Sticky Fingers (1971). A near-perfect album from The Greatest Rock and Roll Band In The World with Mick Taylor on lead and all pistons firing. "Brown Sugar," despite its catchiness, deserves to die. "Sway" has the greatest riff in rock. "Wild Horses" is a song that Keith Richards gave his pal Gram Parsons to record a year before and then made a classic song for this album. "Can't You Hear Me Knocking" has a killer Mick Taylor coda. "You Gotta Move," "Bitch," and "I Got The Blues" make up a series of A- songs before "Sister Morphine," "Dead Flowers," and "Moonlight Mile" hit three all-time pitch perfect final songs.



Exile on Main Street (1972), Exile Outtakes (bootleg, 1972), and I Gave You Diamonds, You Give Me Disease (bootleg, 1972). Exile is a mess, a perfect mess. Like Big Star's Third/Sister Lovers, it is the sound of a band barely keeping it together. Recorded in a French country house with a steady parade of high-profile heroin abusers and high-quality heroin flowing through it like a tide of reasons for the Stones to quit and never start again, they somehow made it work.
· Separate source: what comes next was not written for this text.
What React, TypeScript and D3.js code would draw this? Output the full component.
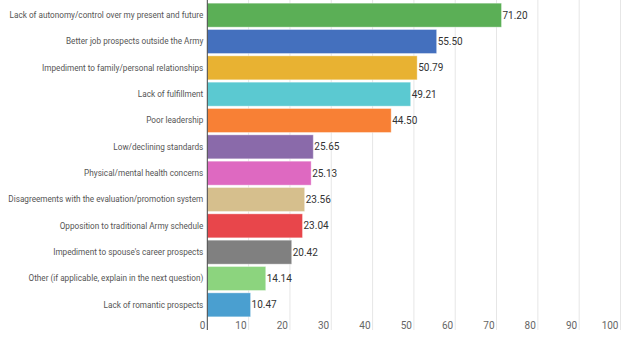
import React from "react";
import * as d3 from "d3";

const categories = [
  "Lack of autonomy/control over my present and future",
  "Better job prospects outside the Army",
  "Impediment to family/personal relationships",
  "Lack of fulfillment",
  "Poor leadership",
  "Low/declining standards",
  "Physical/mental health concerns",
  "Disagreements with the evaluation/promotion system",
  "Opposition to traditional Army schedule",
  "Impediment to spouse's career prospects",
  "Other (if applicable, explain in the next question)",
  "Lack of romantic prospects",
];
const values = [71.2, 55.5, 50.79, 49.21, 44.5, 25.65, 25.13, 23.56, 23.04, 20.42, 14.14, 10.47];
const colors = [
  "#5BAF56", "#4470BE", "#E8B232", "#5BC9D1", "#F88035", "#8A6AAA",
  "#DE69C1", "#D6BF8D", "#E8464B", "#808080", "#8CD47E", "#4A9FD0",
];
const ticks = [0, 10, 20, 30, 40, 50, 60, 70, 80, 90, 100];

export default function App() {
  const W = 621, H = 338;
  const x = d3.scaleLinear().domain([0, 100]).range([207.3, 620.5]);
  const y = d3.scaleBand<string>().domain(categories).range([2, 318]).paddingInner(0.09).paddingOuter(0.045);
  const font = "Roboto, 'Open Sans', sans-serif";
  return (
    <svg width={W} height={H} style={{ position: "absolute", left: 0, top: 0, background: "#fff" }}>
      {ticks.map((t) => (
        <g key={t}>
          {t > 0 && <line x1={x(t)} x2={x(t)} y1={0} y2={330} stroke="#e6e6e6" strokeWidth={1} />}
          <text x={x(t) - 2} y={328.5} textAnchor="end" fontSize={10} fill="#666" fontFamily={font}>{t}</text>
        </g>
      ))}
      {categories.map((c, i) => (
        <g key={c}>
          <rect x={x(0)} y={y(c)!} width={x(values[i]) - x(0)} height={y.bandwidth()} fill={colors[i]} stroke="rgba(255,255,255,0.35)" strokeWidth={1} />
          <text x={x(0) - 4} y={y(c)! + y.bandwidth() / 2} dy="0.35em" textAnchor="end" fontSize={8.2} fill="#555" fontFamily={font}>{c}</text>
          <text x={x(values[i]) + 1} y={y(c)! + y.bandwidth() / 2} dy="0.35em" textAnchor="start" fontSize={10} fill="#333" fontFamily={font}>{values[i].toFixed(2)}</text>
        </g>
      ))}
      <line x1={x(0)} x2={x(0)} y1={0} y2={330} stroke="#444" strokeWidth={1} />
    </svg>
  );
}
Magic is when something that shouldn't exist comes to be, and Exile is magic. The two bootlegs collect outtakes and unmixed versions and the I Gave You Diamonds bootleg in particular is an amazing document. The Outtakes bootleg sounds like crap.



Goat's Head Soup (1973). Then the Stones started sucking. "Dancing With Mr. D" and "Star Star" are okay, but only okay. "Angie" and "Doo Doo Doo Doo Doo (Heartbreaker)" are bullshit.



It's Only Rock 'n' Roll (1974). This is the last Stones album with Mick Taylor, who was starting to feel used. They still sort of sucked, but much less so on this album.



Some Girls (1978). With Ron Wood replacing Mick Taylor, the Stones somehow found it in them to make one more good-to-great album. This one has several great songs and several good-to-great songs.

 

"Memo From Turner (Single)" (1970), Hot Rocks (1964-1971) (released 1971), More Hot Rocks (Big Hits & Fazed Cookies) (released 1972), Metamorphosis (released 1975), and Jump Back:The Best of the Rolling Stones 1971-1993 (released 1993).  There's a number of nonalbum tracks and tracks from albums I don't have. "Memo From Turner" is a solo Mick track from the Roeg film Performance. When I switched to the UK albums, I missed out on the nonalbum tracks included on the US albums, like "Paint It, Black," "Ruby Tuesday," and "Let's Spend The Night Together." Metamorphosis, which collects outtakes and alternate tracks from 1964-70, is pretty much the best of these, with the full band version of "Memo From Turner" and the great "I'm Going Down," a pretty amazing track. The Jump Back greatest hits album includes "Emotional Rescue" and "Undercover Of The Night," which are two tracks on albums I really have no interest in picking up.